Intersections

The three-year “Intersections” project, coordinated by Francesca Iannelli, Francesco Campana and Gabriele Tomasi at IISG in Villa Sciarra (Rome, Italy), is structured as follows:

the first year (2023-24) will be devoted to the “real museum” and first and foremost to the analysis and critical evaluation of the most important museum concepts elaborated in early 19th century Germany. In this sense essential will be a reflection on the “Museumsstreit” that accompanied the design of the Altes Museum in Berlin until its opening in 1830. An attempt will then be made to consider additional museum conceptions in early nineteenth-century Germany, such as the Glyptothek in Munich. Of such theoretical/design elaborations, the relevance for the contemporary museum will then be assessed, finally reflecting on the different ways of understanding the museum institution between the real and the virtual in our times.

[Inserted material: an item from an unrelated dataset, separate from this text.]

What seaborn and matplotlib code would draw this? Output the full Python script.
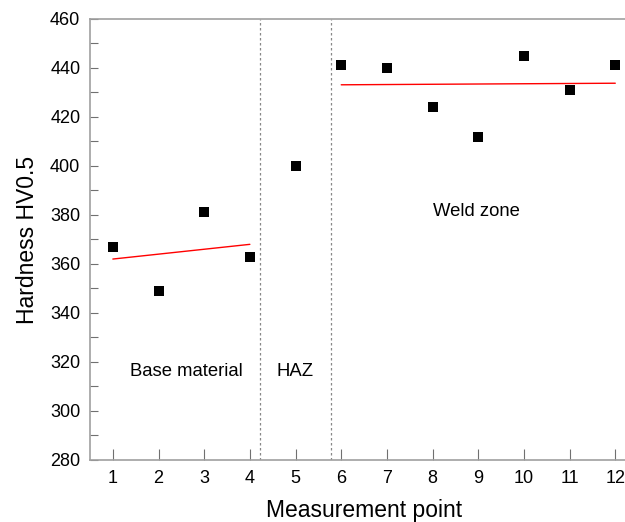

In the second year (2024-25) we will focus on (a) reconstructing Hegel’s direct and indirect influence on this debate, both through personal contacts with Museumsstreit referents (e.g., with Hirt, Waagen, von Rumohr) and through his legendary Berlin Lectures on Aesthetics; (b) tracing in Hegel’s philosophy of art a conception of the museum; and (c) mapping the museum institutions visited by Hegel.

This material will finally feed into the third year (2025-26) of the Intersections project in the ‘virtual museum’ of Hegel’s Aesthetics, called the “Hegelian Intersection Museum”.